流れてくる物悲しいピアノの曲は、どこかで耳にしたことのある有名な曲で、BGMもこの店の雰囲気にぴったり合っている。
カウンターにも近く、図らずもベストポジションに座れたのは幸運であった。
縄手通りの八百屋のTVを覗いて見たり、中町通りの家具のショールーム寒山でラジオに耳をすませてみたりしてW杯の情報収集をする。
都合により閉店させていただきますという貼り紙が目立ち、店仕舞いをしている店が大半で人通りはほとんどない。
楽しみにしていた倉のまち中町の散策は後日ゆっくりと楽しむことにする。
ハーフタイムの頃を見計らって源池の井戸で美味しい水を飲んでから、電器屋さんがありそうな本町通りへ向かう。
マンションの前を通りかかった時に物凄い歓声が起こっていたので、その時が多分1点目の森島のシュートだったのだろう。
電器屋の店頭のTVにたどりついた時は中田の2点目が入り、後半の半分が過ぎた頃だった。

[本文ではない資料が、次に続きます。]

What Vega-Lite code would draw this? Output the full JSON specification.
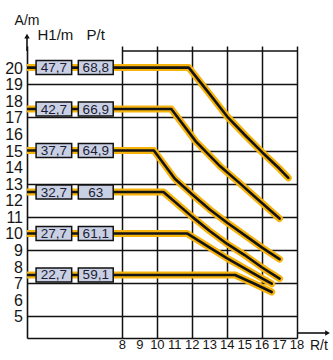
{
  "$schema": "https://vega.github.io/schema/vega-lite/v6.json",
  "width": 270,
  "height": 292,
  "autosize": {"type": "none"},
  "padding": {"left": 27, "top": 46, "right": 36, "bottom": 22},
  "background": "#ffffff",
  "config": {
    "view": {"stroke": null},
    "font": "Liberation Sans",
    "axis": {"labels": false, "grid": true, "gridColor": "#111111", "gridWidth": 1.5, "gridOpacity": 1, "domainColor": "#111111", "domainWidth": 1.6, "ticks": false, "title": null}
  },
  "datasets": {
    "curves": [
      {"s": "a", "R": 2.53, "A": 20}, {"s": "a", "R": 11.8, "A": 20}, {"s": "a", "R": 13, "A": 18.4}, {"s": "a", "R": 14, "A": 17.05}, {"s": "a", "R": 15, "A": 15.95}, {"s": "a", "R": 16, "A": 14.9}, {"s": "a", "R": 17, "A": 13.9}, {"s": "a", "R": 17.5, "A": 13.35},
      {"s": "b", "R": 2.53, "A": 17.5}, {"s": "b", "R": 10.8, "A": 17.5}, {"s": "b", "R": 12.2, "A": 15.55}, {"s": "b", "R": 13.6, "A": 14.05}, {"s": "b", "R": 14.7, "A": 13.05}, {"s": "b", "R": 15.6, "A": 12.2}, {"s": "b", "R": 17, "A": 10.9},
      {"s": "c", "R": 2.53, "A": 15}, {"s": "c", "R": 9.8, "A": 15}, {"s": "c", "R": 11, "A": 13.3}, {"s": "c", "R": 12, "A": 12.35}, {"s": "c", "R": 13, "A": 11.45}, {"s": "c", "R": 14, "A": 10.65}, {"s": "c", "R": 15, "A": 9.9}, {"s": "c", "R": 16, "A": 9.15}, {"s": "c", "R": 17, "A": 8.45},
      {"s": "d", "R": 2.53, "A": 12.5}, {"s": "d", "R": 10.35, "A": 12.5}, {"s": "d", "R": 12, "A": 11.0}, {"s": "d", "R": 13, "A": 10.15}, {"s": "d", "R": 14, "A": 9.37}, {"s": "d", "R": 15, "A": 8.7}, {"s": "d", "R": 16, "A": 7.95}, {"s": "d", "R": 17, "A": 7.28},
      {"s": "e", "R": 2.53, "A": 10}, {"s": "e", "R": 11.7, "A": 10}, {"s": "e", "R": 13, "A": 9.15}, {"s": "e", "R": 14, "A": 8.5}, {"s": "e", "R": 15, "A": 7.9}, {"s": "e", "R": 16, "A": 7.3}, {"s": "e", "R": 16.55, "A": 6.97},
      {"s": "f", "R": 2.53, "A": 7.5}, {"s": "f", "R": 14.45, "A": 7.5}, {"s": "f", "R": 15.5, "A": 7.0}, {"s": "f", "R": 16.55, "A": 6.47}
    ],
    "boxes": [
      {"level": 20, "h": "47,7", "p": "68,8"},
      {"level": 17.5, "h": "42,7", "p": "66,9"},
      {"level": 15, "h": "37,7", "p": "64,9"},
      {"level": 12.5, "h": "32,7", "p": "63"},
      {"level": 10, "h": "27,7", "p": "61,1"},
      {"level": 7.5, "h": "22,7", "p": "59,1"}
    ],
    "xticks": [{"v": 8}, {"v": 9}, {"v": 10}, {"v": 11}, {"v": 12}, {"v": 13}, {"v": 14}, {"v": 15}, {"v": 16}, {"v": 17}, {"v": 18}],
    "yticks": [{"v": 5}, {"v": 6}, {"v": 7}, {"v": 8}, {"v": 9}, {"v": 10}, {"v": 11}, {"v": 12}, {"v": 13}, {"v": 14}, {"v": 15}, {"v": 16}, {"v": 17}, {"v": 18}, {"v": 19}, {"v": 20}]
  },
  "layer": [
    {
      "data": {"name": "curves"},
      "mark": {"type": "line", "stroke": "#f6b30c", "strokeWidth": 7, "strokeCap": "round", "strokeJoin": "round", "clip": true},
      "encoding": {
        "x": {"field": "R", "type": "quantitative", "scale": {"domain": [2.53, 18], "nice": false, "zero": false},
          "axis": {"values": [8, 9, 10, 11, 12, 13, 14, 15, 16, 17, 18]}},
        "y": {"field": "A", "type": "quantitative", "scale": {"domain": [4, 21], "nice": false, "zero": false},
          "axis": {"values": [5, 6, 7, 8, 9, 10, 11, 12, 13, 14, 15, 16, 17, 18, 19, 20]}},
        "detail": {"field": "s"}
      }
    },
    {
      "data": {"name": "curves"},
      "mark": {"type": "line", "stroke": "#141414", "strokeWidth": 2.6, "strokeCap": "round", "strokeJoin": "round", "clip": true},
      "encoding": {
        "x": {"field": "R", "type": "quantitative"},
        "y": {"field": "A", "type": "quantitative"},
        "detail": {"field": "s"}
      }
    },
    {
      "data": {"name": "xticks"},
      "mark": {"type": "text", "fontSize": 13, "fill": "#151515", "align": "center", "baseline": "top", "dy": 6, "clip": false},
      "encoding": {"x": {"field": "v", "type": "quantitative"}, "y": {"datum": 4}, "text": {"field": "v", "type": "quantitative"}}
    },
    {
      "data": {"name": "yticks"},
      "mark": {"type": "text", "fontSize": 16, "fill": "#151515", "align": "right", "baseline": "middle", "dx": -4, "dy": 1, "clip": false},
      "encoding": {"x": {"datum": 2.53}, "y": {"field": "v", "type": "quantitative"}, "text": {"field": "v", "type": "quantitative"}}
    },
    {
      "data": {"values": [{}]},
      "mark": {"type": "rule", "stroke": "#111111", "strokeWidth": 1.5},
      "encoding": {"x": {"datum": 8}, "x2": {"datum": 18}, "y": {"datum": 21}}
    },
    {
      "data": {"values": [{}]},
      "mark": {"type": "rule", "stroke": "#111111", "strokeWidth": 1.6, "clip": false},
      "encoding": {"x": {"datum": 2.53}, "y": {"datum": 21}, "y2": {"datum": 21.9}}
    },
    {
      "data": {"values": [{}]},
      "mark": {"type": "point", "shape": "triangle-up", "filled": true, "fill": "#111111", "size": 30, "opacity": 1, "clip": false},
      "encoding": {"x": {"datum": 2.53}, "y": {"datum": 21.9}}
    },
    {
      "data": {"values": [{}]},
      "mark": {"type": "rule", "stroke": "#111111", "strokeWidth": 1.6, "clip": false},
      "encoding": {"x": {"datum": 18}, "x2": {"datum": 19.7}, "y": {"datum": 4}}
    },
    {
      "data": {"values": [{}]},
      "mark": {"type": "point", "shape": "triangle-right", "filled": true, "fill": "#111111", "size": 30, "opacity": 1, "clip": false},
      "encoding": {"x": {"datum": 19.75}, "y": {"datum": 4}}
    },
    {
      "data": {"name": "boxes"},
      "mark": {"type": "bar", "orient": "horizontal", "height": 14, "fill": "#c9d0e4", "stroke": "#111111", "strokeWidth": 1.5},
      "encoding": {"x": {"datum": 3.05}, "x2": {"datum": 5.09}, "y": {"field": "level", "type": "quantitative"}}
    },
    {
      "data": {"name": "boxes"},
      "mark": {"type": "bar", "orient": "horizontal", "height": 14, "fill": "#c9d0e4", "stroke": "#111111", "strokeWidth": 1.5},
      "encoding": {"x": {"datum": 5.47}, "x2": {"datum": 7.47}, "y": {"field": "level", "type": "quantitative"}}
    },
    {
      "data": {"name": "boxes"},
      "mark": {"type": "text", "fontSize": 13.5, "fill": "#1c1c33", "align": "center", "baseline": "middle", "dy": 0.5},
      "encoding": {"x": {"datum": 4.07}, "y": {"field": "level", "type": "quantitative"}, "text": {"field": "h"}}
    },
    {
      "data": {"name": "boxes"},
      "mark": {"type": "text", "fontSize": 13.5, "fill": "#1c1c33", "align": "center", "baseline": "middle", "dy": 0.5},
      "encoding": {"x": {"datum": 6.47}, "y": {"field": "level", "type": "quantitative"}, "text": {"field": "p"}}
    },
    {
      "data": {"values": [{}]},
      "mark": {"type": "text", "fontSize": 14, "fill": "#151515", "align": "center", "baseline": "alphabetic", "clip": false},
      "encoding": {"x": {"datum": 2.53}, "y": {"datum": 22.56}, "text": {"value": "A/m"}}
    },
    {
      "data": {"values": [{}]},
      "mark": {"type": "text", "fontSize": 15, "fill": "#151515", "align": "center", "baseline": "alphabetic"},
      "encoding": {"x": {"datum": 4.16}, "y": {"datum": 21.65}, "text": {"value": "H1/m"}}
    },
    {
      "data": {"values": [{}]},
      "mark": {"type": "text", "fontSize": 15, "fill": "#151515", "align": "center", "baseline": "alphabetic"},
      "encoding": {"x": {"datum": 6.47}, "y": {"datum": 21.65}, "text": {"value": "P/t"}}
    },
    {
      "data": {"values": [{}]},
      "mark": {"type": "text", "fontSize": 14, "fill": "#151515", "align": "center", "baseline": "alphabetic", "clip": false},
      "encoding": {"x": {"datum": 19.25}, "y": {"datum": 2.97}, "text": {"value": "R/t"}}
    }
  ]
}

結局最後まで店頭のTVで試合終了まで観戦し、一旦ホテルへ戻り一休みしてから馬肉料理で有名な米芳で夕食にする。
この店では、馬肉には味噌が合うという新しい発見があった。
東急イン松本の部屋からは、松本駅構内の様子が鉄道模型を見るように手に取るように見えた。
列車が発着する度に汽笛がこだまし、その度に窓から夜汽車の風情を心行くまで楽しんだ。